Nicole Plinz erklärt, wie es dazu kommt: »Jeder Mensch möchte sich im Leben sicher und wohl fühlen.« Dieses Gefühl von Sicherheit ist eines der Grundbedürfnisse unserer Psyche. »Schon in früher Kindheit entwickeln wir darum Strategien, die uns in unserem individuellen Umfeld Sicherheit geben, zum Beispiel lernen wir, uns anzupassen oder möglichst perfekt zu sein«, sagt die Burnout-Expertin.
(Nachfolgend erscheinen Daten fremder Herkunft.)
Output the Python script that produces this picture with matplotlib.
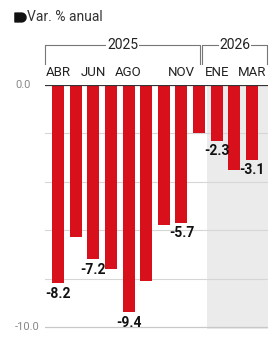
import numpy as np
import matplotlib
matplotlib.use("Agg")
import matplotlib.pyplot as plt
from matplotlib.path import Path
from matplotlib.transforms import blended_transform_factory

plt.rcParams['font.family'] = ['Roboto', 'DejaVu Sans']

months = ['ABR', 'MAY', 'JUN', 'JUL', 'AGO', 'SEP', 'OCT', 'NOV', 'DIC', 'ENE', 'FEB', 'MAR']
values = [-8.2, -6.3, -7.2, -7.6, -9.4, -8.1, -5.8, -5.7, -2.0, -2.3, -3.5, -3.1]
shown_months = ['ABR', 'JUN', 'AGO', 'NOV', 'ENE', 'MAR']
labelled = ['ABR', 'JUN', 'AGO', 'NOV', 'ENE', 'MAR']
years = ['2025', '2026']
legend_text = 'Var. % anual'

W, H = 280, 339
fig = plt.figure(figsize=(W / 100, H / 100), dpi=100)
ax = fig.add_axes([45 / W, 1 - 329.4 / H, 223 / W, (329.4 - 85) / H])

x = np.arange(len(months))
xmin, xmax = -0.74, 11.91
ax.set_xlim(xmin, xmax)
ax.set_ylim(-10.1, 0)

# 2026 shaded region
ax.axvspan(8.47, xmax, color='#ebebeb', zorder=0, lw=0)

for g in [-2, -4, -6, -8]:
    ax.axhline(g, color='#d6d6d6', lw=0.8, zorder=1)
ax.axhline(-10, color='#c8c8c8', lw=0.9, zorder=1)

ax.bar(x, values, width=0.68, color='#d7101b', zorder=2)
ax.axhline(0, color='#333333', lw=1.6, zorder=3)

for xi, m, v in zip(x, months, values):
    if m in labelled:
        ax.annotate(f'{v:.1f}', (xi, v), xytext=(0, -2.5), textcoords='offset points',
                    ha='center', va='top', fontsize=10, fontweight='bold',
                    color='#111111', zorder=4)

for s in ax.spines.values():
    s.set_visible(False)
ax.set_xticks([])
ax.set_yticks([])

# y labels (only ends)
fig.text(15 / W, 1 - 85 / H, '0.0', ha='left', va='center', fontsize=8, color='#888888')
fig.text(15 / W, 1 - 327 / H, '-10.0', ha='left', va='center', fontsize=8, color='#888888')

# month labels and year brackets above the plot
tr = blended_transform_factory(ax.transData, fig.transFigure)
for xi, m in zip(x, months):
    if m in shown_months:
        ax.text(xi, 1 - 72 / H, m, transform=tr, ha='center', va='center',
                fontsize=9.5, color='#222222', clip_on=False)

brackets = [(-0.74, 8.07), (8.18, 11.875)]
ytop, ybot = 1 - 45 / H, 1 - 64 / H
for (x0, x1), yr in zip(brackets, years):
    ax.plot([x0, x0, x1, x1], [ybot, ytop, ytop, ybot], transform=tr,
            color='#777777', lw=0.8, clip_on=False)
    ax.text((x0 + x1) / 2, ytop, yr, transform=tr, ha='center', va='center',
            fontsize=10, color='#222222', clip_on=False,
            bbox=dict(facecolor='white', edgecolor='none', pad=0.5))

# legend: D-shaped tag marker + text
t = np.linspace(-np.pi / 2, np.pi / 2, 12)
verts = [(-1, -0.8)] + [(0.2 + 0.8 * np.cos(a), 0.8 * np.sin(a)) for a in t] + [(-1, 0.8), (-1, -0.8)]
tag = Path(verts, closed=True)
leg = fig.add_axes([0, 0, 1, 1], facecolor='none')
leg.set_axis_off()
leg.set_xlim(0, W)
leg.set_ylim(H, 0)
leg.plot([19.5], [17], marker=tag, ms=8, color='#111111', lw=0)
fig.text(27 / W, 1 - 17 / H, legend_text, ha='left', va='center', fontsize=10, color='#333333')

fig.savefig('out.png', dpi=100)
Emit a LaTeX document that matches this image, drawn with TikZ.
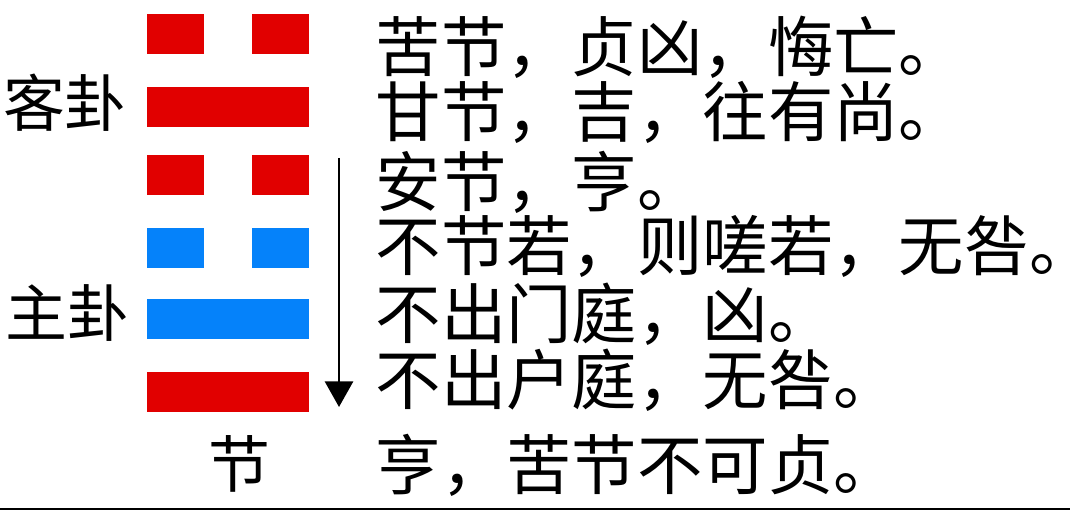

Als Kind ist unser individuelles Umfeld dabei vor allem von den engsten Bezugspersonen geprägt, in der Regel sind das Vater und Mutter. Deshalb entwickeln wir unsere ganz persönlichen Sicherheitsstrategien vor allem im Wechselspiel mit dem Verhalten unserer Eltern. Wenn ein Kind Sicherheitsstrategien in Form von Anpassung und Leistung entwickelt, kann man sich das etwas schablonenhaft ungefähr so vorstellen: Das Kind hat vielleicht einen Vater, der jedes »Sehr gut« aus der Schule mit viel Lob und echter Freude belohnt. Mit den Spielideen oder kindlichen Interessen seines Sprösslings kann dieser Vater weniger anfangen. Doch wenn es um besondere Leistungen geht, erwacht sein Interesse, da fühlt er sich mit seinem Kind verbunden. Fast automatisch wird das Kind versuchen, möglichst viele gute Noten nach Hause zu bringen oder auf andere Art mit Leistung aufzutrumpfen, um von seinem Vater beachtet zu werden, sich gesehen und geliebt zu fühlen.
Oder eine Mutter ist derart beschäftigt, dass sie sich dem Kind vor allem dann mit Lob und Liebe zuwendet, wenn es ihr hilfreich zur Hand geht und sich selbst möglichst bedürfnislos zeigt. Auch hier wird das Kind versuchen, sich so gut es geht anzupassen, weil es so Zuwendung erhält und damit das Gefühl von Sicherheit erreicht. Auch die Fähigkeit, sehr schnell auf die Erwartungen der Eltern zu reagieren oder sich schon früh als emotional sehr stark zu zeigen, können solche Anpassungsstrategien sein. Diese frühen Erfahrungen stellen die Weichen für unsere weitere Entwicklung: »Wenn wir spüren, dass Anpassung und Leistung der sicherste Weg sind, um mit denen, von denen wir abhängig sind, verbunden zu bleiben, behalten wir diese Strategien bei«, erklärt Plinz.